For those who missed it last night, The National’s report on how political parties use personal data should be mandatory watching for anyone in the Liberal Party’s head office. Despite some talk of renewal during the leadership race last year, it’s abundantly clear that the party is still eons behind the Tories structurally and it puts us at a huge disadvantage going into the next election. So far this year, the CPC have raised over 12 million dollars, versus 2.6 million for the Liberals…and the NDP. When you can’t even beat the NDP, something is terribly wrong.
And it’s not just fundraising – the CPC are going to start the next campaign with more identified voters and sign locations than us, and they’re going to start the next campaign with their massive fear factory. And, between now and then, they’ll keep softening the Liberal support up with their hokey, but effective, attack ads. Let’s face it – despite some communication weaknesses, Dion hasn’t actually had an awful first year as leader but the perception that he’s a weak leader has set in, mainly due to the Tory ads.
So what needs to be done? Well, rather than cry about the massive Conservative database of voters as being an infringement of privacy, get your own. The CBC piece featured the Liberal Manage Elect program but the problem with that system is that the data gets flushed after every campaign (at least in Alberta it does…it is possible that the party is more organized in Quebec Ontario). To the best of my knowledge, there’s no central database with donations history, voting patterns, volunteer records, and demographic data that could help the party tailor messaging directly to voters.
On the fundraising side, the LPC needs to take a close look at what those people named Barrack, Hillary, and Howard have done in the states and they should just bite the bullet and hire someone who knows what they’re doing to take over fundraising for the party. Get volunteers or hire people to phone every party member asking for a donation. Go through the list of party and leadership donors from last year and make sure they donate again this year, and next year, and the one after that (hell, if you keep good enough records, you’ll be able to hit up the Volpe kids legally in a few years). The LPC needs to get Liberals into the habit of donating to the party – and it needs to bluntly tell people that Stephen Harper is going to be Prime Minister for a long time unless average Liberals cut the yearly cheques to the party. Even the ALP have a fairly large direct deposit list for donations to the party but I’ve never seen anything like that for the federal party (again, Ontario may have it, but it just shows how the party needs to centralize more since there’s a ton of money to be milked from Alberta, if not votes).
Another good idea I heard from someone a lot smarter than I am is to structure field worker pay on an incentive system. If you’re going to hire party staff, why not make a couple hundred fundraising phone calls part of their job description, with a large chunk of their salary being determined on how much they can raise? Ideally, you’d also include incentives for membership renewals and other firm benchmarks that help grow the party.
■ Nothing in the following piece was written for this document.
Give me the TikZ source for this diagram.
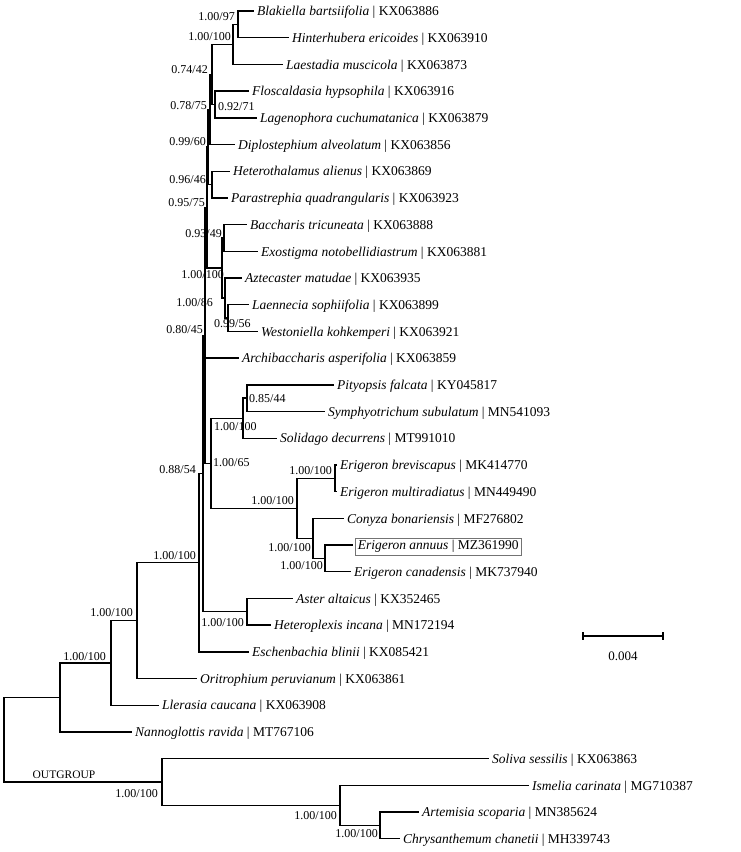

The bottom line is there’s a lot of work to be done. There needs to be a comprehensive plan in place to build a database of comparable size and detail as the Tories’ and to get the LPC to the point where they’re raising at least half as much money as the Conservatives every year. At this point, the party’s financial and structural health is a lot more important than some of the policy and strategy debates no doubt going on inside of it.